Start of DATA SEGMENT
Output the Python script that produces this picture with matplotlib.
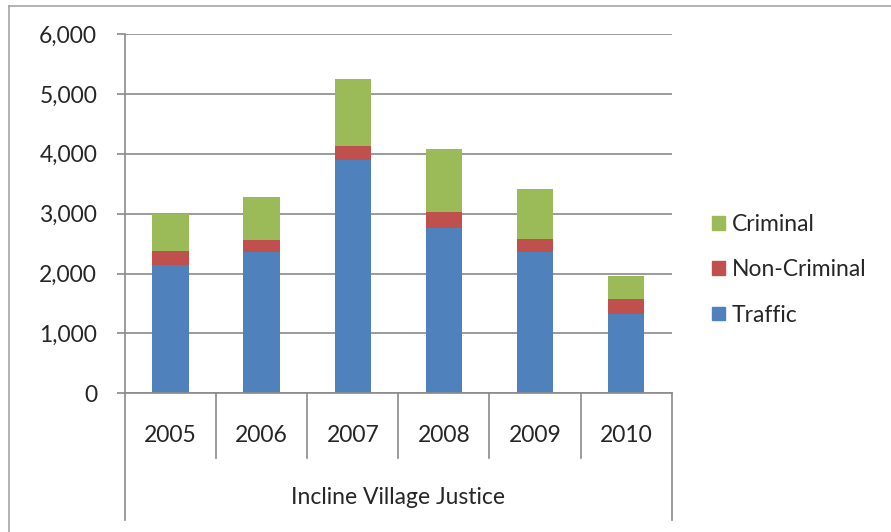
import matplotlib
matplotlib.use("Agg")
import matplotlib.pyplot as plt
from matplotlib.patches import Patch
from matplotlib.lines import Line2D
from matplotlib.ticker import FuncFormatter, MultipleLocator

plt.rcParams['font.family'] = ['Lato', 'DejaVu Sans']

years = ["2005", "2006", "2007", "2008", "2009", "2010"]
traffic = [2137, 2354, 3895, 2765, 2354, 1324]
non_criminal = [244, 205, 234, 267, 222, 245]
criminal = [607, 723, 1113, 1052, 835, 394]
group_label = "Incline Village Justice"

c_traffic = "#4F81BD"
c_noncrim = "#C0504D"
c_crim = "#9BBB59"
grid_c = "#8a8a8a"
text_c = "#262626"
fs = 16.5

W, H = 891, 532
fig = plt.figure(figsize=(W / 100, H / 100), dpi=100)
fig.patch.set_facecolor("white")

# plot area in pixel coordinates
L, R, T, B = 125, 671.7, 34, 393.3
ax = fig.add_axes([L / W, (H - B) / H, (R - L) / W, (B - T) / H])

x = list(range(len(years)))
bw = 0.4
ax.bar(x, traffic, width=bw, color=c_traffic, zorder=3)
bottom2 = [t for t in traffic]
ax.bar(x, non_criminal, width=bw, bottom=bottom2, color=c_noncrim, zorder=3)
bottom3 = [t + n for t, n in zip(traffic, non_criminal)]
ax.bar(x, criminal, width=bw, bottom=bottom3, color=c_crim, zorder=3)

ax.set_xlim(-0.5, len(years) - 0.5)
ax.set_ylim(0, 6000)
ax.yaxis.set_major_locator(MultipleLocator(1000))
ax.yaxis.set_major_formatter(FuncFormatter(lambda v, p: f"{int(v):,}"))
ax.grid(axis="y", color=grid_c, linewidth=1.2, zorder=0)
ax.set_axisbelow(True)

for s in ["top", "right", "bottom"]:
    ax.spines[s].set_visible(False)
ax.spines["left"].set_color(grid_c)
ax.spines["left"].set_linewidth(1.2)
ax.tick_params(axis="y", length=6, width=1.2, color=grid_c, labelsize=fs,
               labelcolor=text_c, pad=14)
ax.set_xticks([])

# baseline at zero
ax.axhline(0, color=grid_c, linewidth=1.2, zorder=4, clip_on=False)

# two-level category axis
ph = B - T
def ay(py):
    return -(py - B) / ph

tr = ax.get_xaxis_transform()
for i in range(1, len(years)):
    ax.add_line(Line2D([i - 0.5, i - 0.5], [0, ay(457.7)], transform=tr,
                       color=grid_c, linewidth=1.2, clip_on=False))
for xe in (-0.5, len(years) - 0.5):
    ax.add_line(Line2D([xe, xe], [0, ay(520)], transform=tr,
                       color=grid_c, linewidth=1.2, clip_on=False))
for i, yr in enumerate(years):
    ax.text(i, ay(435), yr, transform=tr, ha="center", va="center",
            fontsize=fs, color=text_c)
ax.text((len(years) - 1) / 2, ay(498), group_label, transform=tr,
        ha="center", va="center", fontsize=fs, color=text_c)

# outer chart border (left and top edges)
fig.add_artist(Line2D([9 / W, 9 / W], [0, (H - 6) / H], transform=fig.transFigure,
                      color="#a6a6a6", linewidth=1.2))
fig.add_artist(Line2D([9 / W, 1], [(H - 6) / H, (H - 6) / H], transform=fig.transFigure,
                      color="#a6a6a6", linewidth=1.2))

handles = [Patch(color=c_crim), Patch(color=c_noncrim), Patch(color=c_traffic)]
labels = ["Criminal", "Non-Criminal", "Traffic"]
fig.legend(handles, labels, loc="center left",
           bbox_to_anchor=(712 / W, (H - 270) / H), frameon=False,
           fontsize=fs, handlelength=0.55, handleheight=0.55, handletextpad=0.3,
           labelspacing=1.05, borderpad=0, borderaxespad=0, labelcolor=text_c)

fig.savefig("out.png", dpi=100, facecolor="white")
End of DATA SEGMENT
■ **SET EXERCISE**
Each line of the data should be quoted exactly, with pictures left out.

■ **ANSWER TO THE EXERCISE**
Output the Python script that produces this picture with matplotlib.
import matplotlib
matplotlib.use("Agg")
import matplotlib.pyplot as plt
from matplotlib.patches import Patch
from matplotlib.lines import Line2D
from matplotlib.ticker import FuncFormatter, MultipleLocator

plt.rcParams['font.family'] = ['Lato', 'DejaVu Sans']

years = ["2005", "2006", "2007", "2008", "2009", "2010"]
traffic = [2137, 2354, 3895, 2765, 2354, 1324]
non_criminal = [244, 205, 234, 267, 222, 245]
criminal = [607, 723, 1113, 1052, 835, 394]
group_label = "Incline Village Justice"

c_traffic = "#4F81BD"
c_noncrim = "#C0504D"
c_crim = "#9BBB59"
grid_c = "#8a8a8a"
text_c = "#262626"
fs = 16.5

W, H = 891, 532
fig = plt.figure(figsize=(W / 100, H / 100), dpi=100)
fig.patch.set_facecolor("white")

# plot area in pixel coordinates
L, R, T, B = 125, 671.7, 34, 393.3
ax = fig.add_axes([L / W, (H - B) / H, (R - L) / W, (B - T) / H])

x = list(range(len(years)))
bw = 0.4
ax.bar(x, traffic, width=bw, color=c_traffic, zorder=3)
bottom2 = [t for t in traffic]
ax.bar(x, non_criminal, width=bw, bottom=bottom2, color=c_noncrim, zorder=3)
bottom3 = [t + n for t, n in zip(traffic, non_criminal)]
ax.bar(x, criminal, width=bw, bottom=bottom3, color=c_crim, zorder=3)

ax.set_xlim(-0.5, len(years) - 0.5)
ax.set_ylim(0, 6000)
ax.yaxis.set_major_locator(MultipleLocator(1000))
ax.yaxis.set_major_formatter(FuncFormatter(lambda v, p: f"{int(v):,}"))
ax.grid(axis="y", color=grid_c, linewidth=1.2, zorder=0)
ax.set_axisbelow(True)

for s in ["top", "right", "bottom"]:
    ax.spines[s].set_visible(False)
ax.spines["left"].set_color(grid_c)
ax.spines["left"].set_linewidth(1.2)
ax.tick_params(axis="y", length=6, width=1.2, color=grid_c, labelsize=fs,
               labelcolor=text_c, pad=14)
ax.set_xticks([])

# baseline at zero
ax.axhline(0, color=grid_c, linewidth=1.2, zorder=4, clip_on=False)

# two-level category axis
ph = B - T
def ay(py):
    return -(py - B) / ph

tr = ax.get_xaxis_transform()
for i in range(1, len(years)):
    ax.add_line(Line2D([i - 0.5, i - 0.5], [0, ay(457.7)], transform=tr,
                       color=grid_c, linewidth=1.2, clip_on=False))
for xe in (-0.5, len(years) - 0.5):
    ax.add_line(Line2D([xe, xe], [0, ay(520)], transform=tr,
                       color=grid_c, linewidth=1.2, clip_on=False))
for i, yr in enumerate(years):
    ax.text(i, ay(435), yr, transform=tr, ha="center", va="center",
            fontsize=fs, color=text_c)
ax.text((len(years) - 1) / 2, ay(498), group_label, transform=tr,
        ha="center", va="center", fontsize=fs, color=text_c)

# outer chart border (left and top edges)
fig.add_artist(Line2D([9 / W, 9 / W], [0, (H - 6) / H], transform=fig.transFigure,
                      color="#a6a6a6", linewidth=1.2))
fig.add_artist(Line2D([9 / W, 1], [(H - 6) / H, (H - 6) / H], transform=fig.transFigure,
                      color="#a6a6a6", linewidth=1.2))

handles = [Patch(color=c_crim), Patch(color=c_noncrim), Patch(color=c_traffic)]
labels = ["Criminal", "Non-Criminal", "Traffic"]
fig.legend(handles, labels, loc="center left",
           bbox_to_anchor=(712 / W, (H - 270) / H), frameon=False,
           fontsize=fs, handlelength=0.55, handleheight=0.55, handletextpad=0.3,
           labelspacing=1.05, borderpad=0, borderaxespad=0, labelcolor=text_c)

fig.savefig("out.png", dpi=100, facecolor="white")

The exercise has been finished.